The non-partisan primary was the Mayor's idea, to keep the Democratic Party of Cook County more or less out of the Mayor's race (which became moot when John Daley and Daley ally John Stroger completed their clique's takeover of the County party). The Mayor has never had to bother with the April run-off.
Try this on for size: for all the bluster from Lakefront Liberals, community groups, and the press, Mayor Daley's favorability rating is approaching 70 percent. This goes beyond the usual "he's had no real opposition" excuse one hears from those groups who have made careers of vilifying the Mayor for last 17 years as everything that's wrong with America's cities. This is his own personal favorability rating. Why do Chicagoans persist in liking the Mayor?
Here's something else: even against those candidates, he wins 29 percent of the black vote and 53 percent of the Latino vote. If between them, Jesse Jackson, Jr., Doc Walls, Rev. Meeks and Dorothy Brown, all of them African-American and most of them with at least moderate name recognition, can only get 71 percent of the black vote, that tells us something: that when it comes to the run-off, many of those votes will go to the Mayor, or nowhere at all.
The Mayor's popularity is highest among young Chicagoans (18 to 34) and older Chicagoans (64 and older). This makes sense — people in that first group likely hardly remember any other Mayor. Really nobody under the age of 25 will remember anybody else even being the Mayor, and nobody under the age of 29 will really remember much about those other Mayors. Given that, you'd naturally think Daley is the gold standard for Chicago Mayor-ing. And people over 64 have seen Chicago change dramatically over the last decade, but then again they've seen lots of change — including the devastation that was the de-industrialization of the late Seventies and all of the Eighties.
There are only two explanations for the Mayor's persistent popularity. One: Chicagoans of all races and classes are too stupid to know what's good for them, or Two: Mayor Daley has done a pretty good job running the city for 17 years.
I publicly broke up with Mayor Daley after his veto of the Big Box Living Wage Ordinance. It was a hard and heartbreaking thing to do, because I believe in the Mayor. I believed those ads that ran in 1999. I believe that despite his many failings, and many of the things he has done to stamp out some of the great things about Chicago, he has also saved the city. It's my nature; I don't see things in black and white. You take the good with the bad.
It's true that Mayor Daley's policies have pushed a lot of the poor out of the city; that he has encouraged yuppification. But even in neighborhoods that have hardly yuppified — Grand Crossing, for example, or Englewood, or Rogers Park — crime has dropped precipitously. Chicago went from nearly a thousand homicides a year to fewer than five hundred last year.

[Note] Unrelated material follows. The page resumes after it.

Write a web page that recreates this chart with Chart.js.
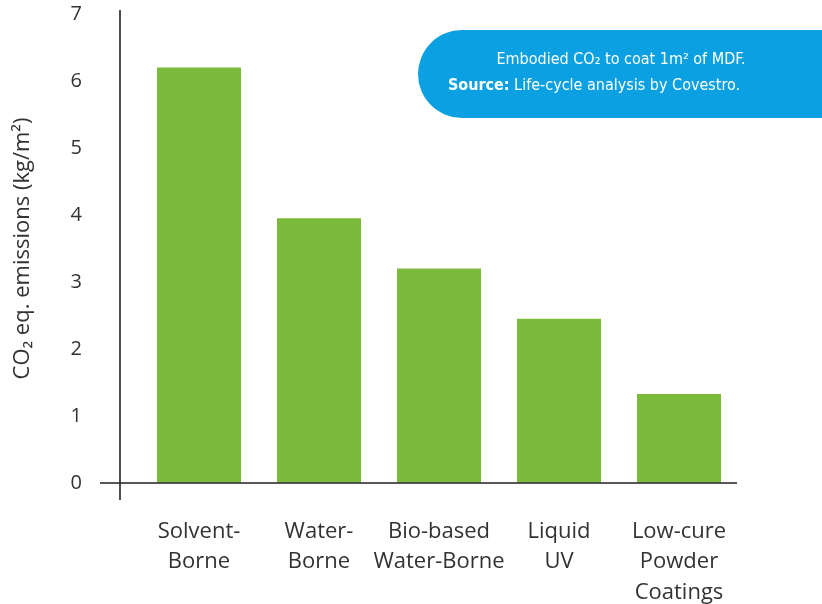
<!DOCTYPE html>
<html>
<head>
<meta charset="utf-8">
<script src="https://cdn.jsdelivr.net/npm/chart.js@4.4.1/dist/chart.umd.min.js"></script>
<style>
  html, body { margin: 0; padding: 0; background: #ffffff; }
  #wrap { width: 822px; height: 604px; position: relative; }
  #chart { display: block; width: 822px; height: 604px; }
</style>
</head>
<body>
<div id="wrap"><canvas id="chart"></canvas></div>
<script>
// Coating technologies and their embodied CO2 (kg CO2 eq. per m² of MDF)
const categories = [
  ["Solvent-", "Borne"],
  ["Water-", "Borne"],
  ["Bio-based", "Water-Borne"],
  ["Liquid", "UV"],
  ["Low-cure", "Powder", "Coatings"]
];
const emissions = [6.2, 3.95, 3.2, 2.45, 1.33];
const yTicks = [0, 1, 2, 3, 4, 5, 6, 7];

const noteLine1 = "Embodied CO₂ to coat 1m² of MDF.";
const noteLabel = "Source:";
const noteText = " Life-cycle analysis by Covestro.";

const GREEN = "#7cba3c";
const BLUE = "#0aa0e2";
const INK = "#333333";
const FONT = "'Open Sans', 'Noto Sans', sans-serif";

// Axis lines crossing at the origin, drawn from the scales
const axisLines = {
  id: "axisLines",
  afterDatasetsDraw(chart) {
    const { ctx, chartArea, scales } = chart;
    const y0 = scales.y.getPixelForValue(0);
    const yTop = scales.y.getPixelForValue(7);
    const xAxis = chartArea.left - 19;
    ctx.save();
    ctx.strokeStyle = "#222";
    ctx.lineWidth = 1.6;
    ctx.beginPath();
    ctx.moveTo(xAxis, yTop - 4);
    ctx.lineTo(xAxis, y0 + 17);
    ctx.moveTo(xAxis - 20, y0);
    ctx.lineTo(chartArea.right - 2, y0);
    ctx.stroke();
    ctx.restore();
  }
};

// Blue callout with the source note
const callout = {
  id: "callout",
  afterDraw(chart) {
    const { ctx } = chart;
    const x = 418, y = 30, w = 420, h = 88, r = 44;
    ctx.save();
    ctx.fillStyle = BLUE;
    ctx.beginPath();
    ctx.moveTo(x + r, y);
    ctx.lineTo(x + w, y);
    ctx.lineTo(x + w, y + h);
    ctx.lineTo(x + r, y + h);
    ctx.arcTo(x, y + h, x, y + h - r, r);
    ctx.lineTo(x, y + r);
    ctx.arcTo(x, y, x + r, y, r);
    ctx.closePath();
    ctx.fill();

    const fam = "'Liberation Sans Narrow', 'DejaVu Sans Condensed', 'Roboto', sans-serif";
    ctx.fillStyle = "#ffffff";
    ctx.textBaseline = "middle";
    ctx.font = "16px " + fam;
    ctx.textAlign = "center";
    ctx.fillText(noteLine1, 621, 60);

    ctx.textAlign = "left";
    ctx.font = "bold 16px " + fam;
    const wl = ctx.measureText(noteLabel).width;
    ctx.font = "16px " + fam;
    const wt = ctx.measureText(noteText).width;
    const sx = 594 - (wl + wt) / 2;
    ctx.font = "bold 16px " + fam;
    ctx.fillText(noteLabel, sx, 86);
    ctx.font = "16px " + fam;
    ctx.fillText(noteText, sx + wl, 86);
    ctx.restore();
  }
};

const PAD_LEFT = 4;

new Chart(document.getElementById("chart"), {
  type: "bar",
  data: {
    labels: categories,
    datasets: [{
      data: emissions,
      backgroundColor: GREEN,
      borderWidth: 0,
      barPercentage: 0.7,
      categoryPercentage: 1.0
    }]
  },
  options: {
    responsive: true,
    maintainAspectRatio: false,
    animation: false,
    devicePixelRatio: 1,
    layout: { padding: { top: 0, right: 83, left: PAD_LEFT, bottom: 0 } },
    plugins: {
      legend: { display: false },
      tooltip: { enabled: false }
    },
    scales: {
      x: {
        grid: { display: false, drawTicks: false },
        border: { display: false },
        ticks: {
          color: INK,
          font: { family: FONT, size: 22, lineHeight: 1.4 },
          padding: 33,
          maxRotation: 0,
          autoSkip: false
        },
        afterFit(scale) { scale.height = 121; }
      },
      y: {
        min: 0,
        max: 7,
        afterBuildTicks(scale) {
          scale.ticks = yTicks.map(v => ({ value: v }));
        },
        // invisible tick marks keep the labels well left of the bars
        grid: {
          display: true,
          drawOnChartArea: false,
          drawTicks: true,
          tickLength: 55,
          color: "rgba(0,0,0,0)"
        },
        border: { display: false },
        ticks: {
          color: INK,
          font: { family: FONT, size: 20 },
          padding: 2
        },
        title: {
          display: true,
          text: "CO₂ eq. emissions (kg/m²)",
          color: INK,
          font: { family: FONT, size: 22 },
          padding: { top: 6, bottom: 0 }
        },
        afterFit(scale) {
          scale.width = 139 - PAD_LEFT;
          scale.paddingTop = 14;
          scale.paddingBottom = 0;
        }
      }
    }
  },
  plugins: [axisLines, callout]
});
</script>
</body>
</html>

"But what about democracy?" many say. "Sure he has done some good things, but it was at the expense of a true democracy." That's absolutely true. But if the people of Chicago — who pay the taxes that fund the city, in a sense the dues that prop the city up and make it run — aren't as interested in democracy as they are in progress, in seeing their values expressed in government policy, then what can you say to them? It doesn't seem like one could say much. Because if it wasn't Daley, it'd just be somebody else.
A perfect example is the space-saving controversy. When Streets and San was warning people that items left in the street to save a shoveled-out parking spot would be removed, the Mayor basically ruled by decree the other way. At a press conference, he said it was a Chicago tradition and that if you dig out a spot, it's yours. He ruled by decree. By force of that statement, a whole government agency had to stop enforcing the law. And we Chicagoans loved him for it.
Mayor Daley lacks the type of personal skills that make a great politician. He can't give a good speech. He isn't good off the cuff. He gets sweaty and defensive; his attempts at levity usually fail because he's not very articulate or witty. But maybe that's why people love him.
That's so Chicago. With the recent exception of Barack Obama, slickness has never been a quality we really sought in our politicians. We liked the wise, friendly shopkeep type (Paul Simon, Dick Durbin, Carol Mosley-Braun, Jesse White kinda) or the blue-collar brawler (Harold Washington, Dick Mell, a zillion others). People love hearing him say Chicago in the way only Bridgeport — real Bridgeport — can. Shi-quaaa-go (go ahead — listen to him). He still calls Soldier Field "Soldier's Field," like a little kid. No matter how much we know rationally it isn't true, there is a sense about him that he's just a neighborhood guy made good.
There is another explanation for his lasting popularity, of course. All the Chicagoans that would vote against him — they were forced out years ago.
amy / September 20, 2006 9:17 AM
you may have broken up with the mayor, but i think you're still in love with him.